Seqboot makes bootstrapped datasets (i.e. alignments) that can be used in ANY analysis.  You must specify the number of datasets to make.  You only need this program if you are performing a bootstrap analysis.  It will create a single outfile.

Dnadist and Protdist are used to make distance matrices from DNA and protein data respectively. You must choose the weighting scheme and whether or not the data are interleaved.  If your infile happens to be the output of seqboot, you need to select the option indicating that multiple datasets are in use.

Neighbor is one of many programs that will make a tree from the data matrices created by dnadist and protdist. This program will create both an outfile and a treefile.  If you are running neighbor on a distance matrix file that originated from a seqboot set, i.e. a bootstrap, you need to select the option indicating that multiple datasets are being used.

Consense is only used on the treefile generated at the end of a bootstrap analysis.  It will compute a consensus tree from your bootstrap trees.  The input for consense is the treefile output generated by either dnadist, protdist, dnapars, or protpars.

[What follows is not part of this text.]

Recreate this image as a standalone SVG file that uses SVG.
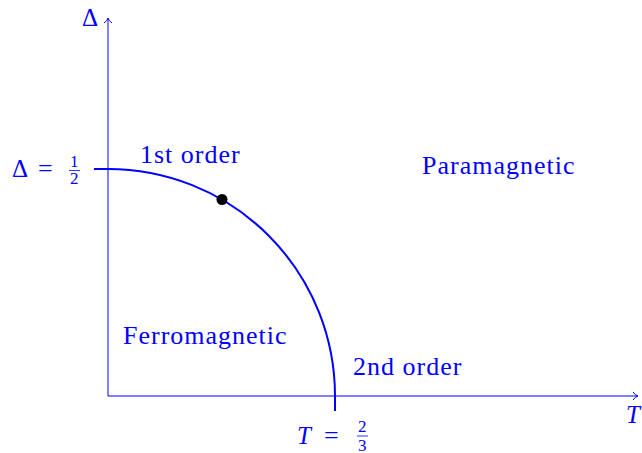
<svg xmlns="http://www.w3.org/2000/svg" width="642" height="453" viewBox="0 0 642 453">
<defs>
<style>
.ax{stroke:#0000ff;stroke-width:1;fill:none}
.cv{stroke:#0000ff;stroke-width:2;fill:none}
text{font-family:'Liberation Serif',serif;fill:#0000ff}
.lb{font-size:26px;letter-spacing:1px}
.fr{font-size:17px}
</style>
<marker id="ah" markerWidth="10" markerHeight="10" refX="8" refY="5" orient="auto" markerUnits="userSpaceOnUse">
<path d="M3,1 Q5,4 8,5 Q5,6 3,9" fill="none" stroke="#0000ff" stroke-width="1"/>
</marker>
</defs>
<rect width="642" height="453" fill="#ffffff"/>
<g id="connectors">
<line class="ax" x1="108" y1="396" x2="108" y2="18" marker-end="url(#ah)"/>
<line class="ax" x1="108" y1="396" x2="638" y2="396" marker-end="url(#ah)"/>
<path class="cv" d="M94,169 L108,169 A227,227 0 0 1 335,396 L335,411"/>
</g>
<g id="critical-point">
<circle cx="222" cy="199.5" r="5.5" fill="#000000"/>
</g>
<g id="labels">
<text font-size="25" x="82" y="26">&#916;</text>
<text font-size="25" font-style="italic" x="626" y="423">T</text>
<text class="lb" x="140" y="163">1st order</text>
<text class="lb" x="422" y="174">Paramagnetic</text>
<text class="lb" x="123" y="344">Ferromagnetic</text>
<text class="lb" x="353" y="375">2nd order</text>
</g>
<g id="delta-half">
<text font-size="25" x="12" y="177">&#916;</text>
<text font-size="26" x="38" y="177">=</text>
<text class="fr" x="70" y="167">1</text>
<line x1="69" y1="170.5" x2="80" y2="170.5" stroke="#0000ff" stroke-width="0.8"/>
<text class="fr" x="70" y="184">2</text>
</g>
<g id="t-twothirds">
<text font-size="25" font-style="italic" x="297" y="444">T</text>
<text font-size="26" x="324" y="444">=</text>
<text class="fr" x="358" y="432">2</text>
<line x1="357" y1="436" x2="368" y2="436" stroke="#0000ff" stroke-width="0.8"/>
<text class="fr" x="358" y="451">3</text>
</g>
</svg>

Dnapars and Protpars perform parsimony analyses on dna and protein data respectively. These programs use the .phy multiple sequence alignment file as their infile..  If you need a parsimony bootstrap you must use seqboot first.  Dnapars and protpars will generate an outfile and a treefile.  If there are multiple trees or if you are doing a bootstrap analysis, you will need to use consense to get a consensus tree.

Once you have a treefile with a single tree in it, you can view that tree and edit it in treetool.  You can launch the program by typing “treetool”.  You can print you trees from treetool in many formats. You can also change the outgroup at this stage if you didn’t specify it correctly earlier and you can re-label branches with taxonomic names.

Examples: 
If you want to perform a distance analysis on a DNA data set you would do the following: dnadist then neighbor then treetool

If you want to perform a bootstrapped distance analysis on a protein data set you would do the following: seqboot then protdist then neighbor then consense then treetool.

A bootstrapped parsimony analysis on a protein data set  would look like: seqboot then protpars then consense then treetool.